Comparing this statement with the Miguel & Kremer study adds more confusion. The DCP estimates albendazole-only treatment at $3.41 per DALY, which appears to be better than (or at least at the better end of the range for) the combination program. However, Miguel & Kremer estimates that albendazole-only treatment is far less effective than the combination program, at $280 per DALY (pg 204).

Perhaps the DCP envisions albendazole treatment carried out in a different way or in a different type of environment. But given that the Miguel & Kremer study appears to be examining a fairly suitable environment for albendazole-only treatment (see above comments about high infection prevalence and strong program execution), this would indicate that cost-effectiveness is extremely sensitive to subtle changes in the environment or execution.

Bottom line

There is a lot of uncertainty in this estimate, and this uncertainty isn’t necessarily “symmetrical.” Estimates of different programs’ cost-effectiveness, in fact, could be colored by very different degrees of optimistic assumptions.

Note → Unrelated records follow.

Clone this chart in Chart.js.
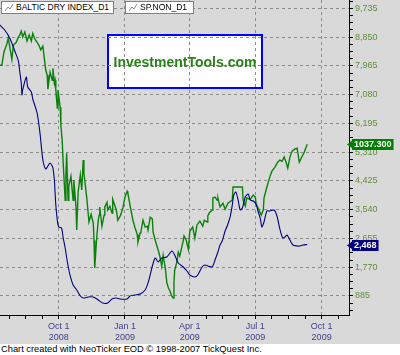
<!DOCTYPE html>
<html><head><meta charset="utf-8">
<script src="https://cdn.jsdelivr.net/npm/chart.js@4.4.1/dist/chart.umd.min.js"></script>
<style>
html,body{margin:0;padding:0;background:#d9d9d9;}
#wrap{position:relative;width:400px;height:355px;overflow:hidden;background:#d9d9d9;font-family:"Liberation Sans",Arial,sans-serif;}
canvas{position:absolute;left:0;top:0;}
.leg{position:absolute;top:1px;height:11px;background:#fff;border:1px solid #808080;font-size:8.5px;line-height:11px;color:#000;white-space:nowrap;}
.leg svg{position:absolute;left:3px;top:2px;}
.leg span{position:absolute;left:14px;top:0;}
#wm{position:absolute;left:107px;top:34px;width:156px;height:55px;display:flex;align-items:center;justify-content:center;font-weight:bold;font-size:14px;color:#2a801a;}
#footer{position:absolute;left:0;top:344px;width:400px;height:11px;background:#fff;font-size:9.3px;line-height:11px;color:#000;padding-left:1px;}
</style></head><body>
<div id="wrap">
<canvas id="c" width="400" height="355"></canvas>
<div class="leg" style="left:1px;width:111px"><svg width="9" height="8"><polyline points="0,7 3,3 5,5 8,0" fill="none" stroke="#8a8a8a" stroke-width="1"/></svg><span>BALTIC DRY INDEX_D1</span></div>
<div class="leg" style="left:125px;width:67px"><svg width="9" height="8"><polyline points="0,7 3,3 5,5 8,0" fill="none" stroke="#8a8a8a" stroke-width="1"/></svg><span>SP.NON_D1</span></div>
<div id="wm">InvestmentTools.com</div>
<div id="footer">Chart created with NeoTicker EOD © 1998-2007 TickQuest Inc.</div>
</div>
<script>
// x values are days after 1 Oct 2008
const bdiDays = [-82,-75,-68,-61,-56,-54,-52,-51,-50,-45,-43,-38,-36,-30,-26,-22,-18,-15,-12,-9,-8,-6,-5,-4,-2,0,4,6,9,12,16,20,25,30,34,41,48,55,61,68,74,80,85,95,99,106,113,120,124,127,130,134,138,143,150,157,161,166,173,178,182,189,193,199,203,207,213,217,221,224,227,231,234,238,241,243,246,249,252,255,259,263,266,270,274,277,280,282,285,289,293,299,303,307,311,314,317,321,325,331,335,339,345];
const bdiValues = [9221,9067,8821,8421,8114,7775,7437,7068,7222,7621,7314,7160,6945,6514,5899,5068,4792,4884,4976,4884,4822,4453,4053,3684,3223,3007,2977,2700,2361,1931,1500,1223,1070,885,823,854,854,762,670,670,793,823,793,793,885,916,947,1070,1285,1531,1808,2054,1931,2054,2085,2269,2146,1900,1777,1654,1531,1469,1531,1777,1839,1808,1777,1992,2238,2454,2577,2884,3038,3315,3684,3992,4084,3838,3530,3592,3930,4023,3838,3807,3715,3469,3254,3007,3161,3500,3500,3530,3346,2946,2669,2700,2761,2608,2454,2423,2423,2454,2468];
const spDays = [-82,-79,-76,-72,-70,-68,-65,-63,-59,-56,-54,-52,-50,-47,-44,-41,-38,-36,-33,-30,-27,-25,-22,-20,-18,-16,-15,-12,-9,-8,-6,-5,-4,-2,-1,2,3,5,6,9,10,11,13,14,17,20,21,24,25,27,30,32,34,35,39,42,45,48,49,50,53,55,56,57,60,63,64,67,68,71,74,75,80,82,86,89,92,95,96,99,103,106,109,110,113,114,117,120,123,124,127,130,131,134,136,139,141,143,145,148,150,152,155,157,159,160,161,164,166,168,173,174,177,180,182,186,189,192,196,200,202,206,207,209,213,214,217,220,221,224,228,231,235,241,242,249,255,256,259,261,266,270,273,274,277,281,284,285,289,293,296,300,304,307,310,313,316,318,321,324,328,331,334,338,341,345];
const spValues = [1222,1222,1253,1272,1286,1265,1236,1269,1276,1288,1293,1302,1288,1300,1279,1293,1279,1297,1283,1276,1267,1258,1267,1239,1211,1199,1166,1206,1187,1215,1180,1187,1164,1122,1164,1124,1082,1042,1000,906,965,1016,906,939,962,906,953,890,836,925,965,930,1000,969,911,855,873,852,812,747,824,859,871,890,845,871,890,901,883,892,876,908,883,859,871,887,913,927,923,894,859,841,826,808,829,831,859,843,845,836,866,862,831,812,801,784,770,751,777,747,714,702,691,681,677,712,742,761,784,775,812,822,812,791,833,843,817,848,857,845,859,855,869,876,883,911,913,906,911,890,899,885,899,906,937,937,937,906,892,911,908,918,913,897,887,871,883,911,937,960,974,983,995,1000,997,1007,993,981,1007,1021,1026,1028,995,1009,1019,1037.3];
const xTickDays = [0, 92, 182, 273, 365];
const xTickLabels = [['Oct 1','2008'],['Jan 1','2009'],['Apr 1','2009'],['Jul 1','2009'],['Oct 1','2009']];
const xMinorDays = [-69,-46,-23,23,46,69,115,137,160,205,228,250,296,319,342,388];
const yTickValues = [885,1770,2655,3540,4425,5310,6195,7080,7965,8850,9735];
const seriesNames = ['BALTIC DRY INDEX_D1','SP.NON_D1'];

const GRID = '#8c8c8c';
const bdiLast = bdiValues[bdiValues.length-1];
const spLast = spValues[spValues.length-1];

const watermarkBox = {
  id:'wmbox',
  beforeDraw(chart){
    const c = chart.ctx;
    c.save();
    c.fillStyle = '#ffffff';
    c.fillRect(107,34,156,55);
    c.strokeStyle = '#0000ff';
    c.lineWidth = 2;
    c.strokeRect(108,35,154,53);
    c.restore();
  }
};
const lastValueTags = {
  id:'lastval',
  afterDraw(chart){
    const c = chart.ctx, area = chart.chartArea;
    chart.data.datasets.forEach(ds=>{
      const last = ds.data[ds.data.length-1];
      const y = Math.round(chart.scales[ds.yAxisID].getPixelForValue(last.y));
      c.save();
      c.font = 'bold 9px "Liberation Sans", Arial, sans-serif';
      const w = c.measureText(ds.tagText).width + 4;
      const x0 = area.right + 3;
      c.fillStyle = ds.tagColor;
      c.fillRect(x0, y-5, w, 11);
      c.beginPath(); c.moveTo(x0, y-3.5); c.lineTo(x0-5, y+0.5); c.lineTo(x0, y+4); c.closePath(); c.fill();
      c.fillStyle = '#ffffff';
      c.textBaseline = 'middle';
      c.fillText(ds.tagText, x0+2, y+1);
      c.restore();
    });
  }
};

Chart.defaults.font.family = '"Liberation Sans", Arial, sans-serif';
new Chart(document.getElementById('c'), {
  type:'line',
  data:{
    datasets:[
      {label:seriesNames[0], data:bdiDays.map((d,i)=>({x:d,y:bdiValues[i]})), yAxisID:'y',
       borderColor:'#000080', borderWidth:1.1, pointRadius:0, tension:0.25,
       tagText:bdiLast.toLocaleString('en-US'), tagColor:'#000080'},
      {label:seriesNames[1], data:spDays.map((d,i)=>({x:d,y:spValues[i]})), yAxisID:'y2',
       borderColor:'#0a820a', borderWidth:1.4, pointRadius:0, tension:0,
       tagText:spLast.toFixed(3), tagColor:'#008000'}
    ]
  },
  options:{
    responsive:false, animation:false, events:[],
    layout:{padding:0},
    plugins:{legend:{display:false}, tooltip:{enabled:false}, title:{display:false}},
    scales:{
      x:{
        type:'linear', min:-81.5, max:403,
        afterBuildTicks(s){
          s.ticks = xTickDays.concat(xMinorDays).sort((a,b)=>a-b).map(v=>({value:v}));
        },
        afterFit(s){ s.height = 40; s.paddingLeft = 0; s.paddingRight = 0; },
        grid:{
          color:ctx=> (ctx.tick && xTickDays.includes(ctx.tick.value)) ? GRID : 'rgba(0,0,0,0)',
          tickColor:'#000', tickLength:4, lineWidth:1
        },
        border:{display:true, color:'#000', width:1, dash:[3,3]},
        ticks:{
          autoSkip:false, maxRotation:0, minRotation:0, padding:2,
          color:'#404090', font:{size:9, lineHeight:1.25},
          callback:(v)=>{ const i = xTickDays.indexOf(v); return i>=0 ? xTickLabels[i] : ''; }
        }
      },
      y:{
        type:'linear', position:'right', min:300, max:9990,
        afterBuildTicks(s){
          const step = (yTickValues[1]-yTickValues[0])/4;
          const t = [];
          for (let v = step; v <= s.max; v += step) if (v >= s.min) t.push({value:v});
          s.ticks = t;
        },
        afterFit(s){ s.width = 51; s.paddingTop = 0; s.paddingBottom = 0; },
        grid:{
          color:ctx=> (ctx.tick && yTickValues.includes(ctx.tick.value)) ? GRID : 'rgba(0,0,0,0)',
          tickColor:'#000', tickLength:4, lineWidth:1
        },
        border:{display:true, color:'#000', width:1, dash:[3,3]},
        ticks:{
          autoSkip:false, padding:2, color:'#5f8f3a', font:{size:9},
          callback:(v)=> yTickValues.includes(v) ? v.toLocaleString('en-US') : ''
        }
      },
      y2:{ type:'linear', display:false, min:637, max:1375 }
    }
  },
  plugins:[watermarkBox, lastValueTags]
});
</script>
</body></html>
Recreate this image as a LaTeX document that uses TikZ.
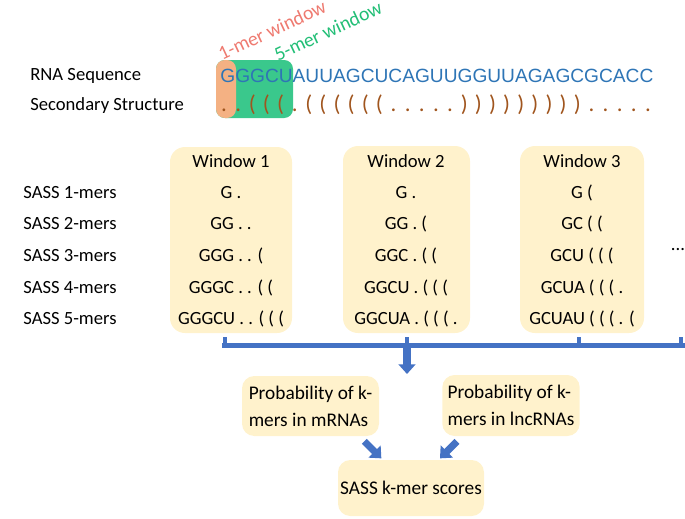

Despite all of the above issues, I don’t find the cost-effectiveness estimate discussed here to be meaningless or useless.

Researchers’ best guesses put the cost-effectiveness of deworming in the same ballpark as that of other high-priority interventions such as vaccines, tuberculosis treatment, etc. (I do note that many of these appear to have more robust evidence bases behind their cost-effectiveness - for example, estimated effects of large-scale government programs are sometimes available, giving an extra degree of context.)

I think it is appropriate to say that available evidence suggests that deworming can be as cost-effective as any other health intervention.

I think it is appropriate to call deworming a “best buy,” as the Poverty Action Lab does.

I do not think it is appropriate to conclude that deworming is more cost-effective than vaccinations, tuberculosis treatment, etc. I think it is especially inappropriate to conclude that deworming is several times more cost-effective than vaccinations, tuberculosis treatment, etc.

Most of all, I do not think it is appropriate to expect results in line with this estimate just because you donate to a deworming charity. I believe cost-effectiveness estimates usually represent “what you can achieve if the program goes well” more than they represent “what a program will achieve on average.”

In my view, the greatest factor behind the realized cost-effectiveness of a program is the specifics of who carries it out and how.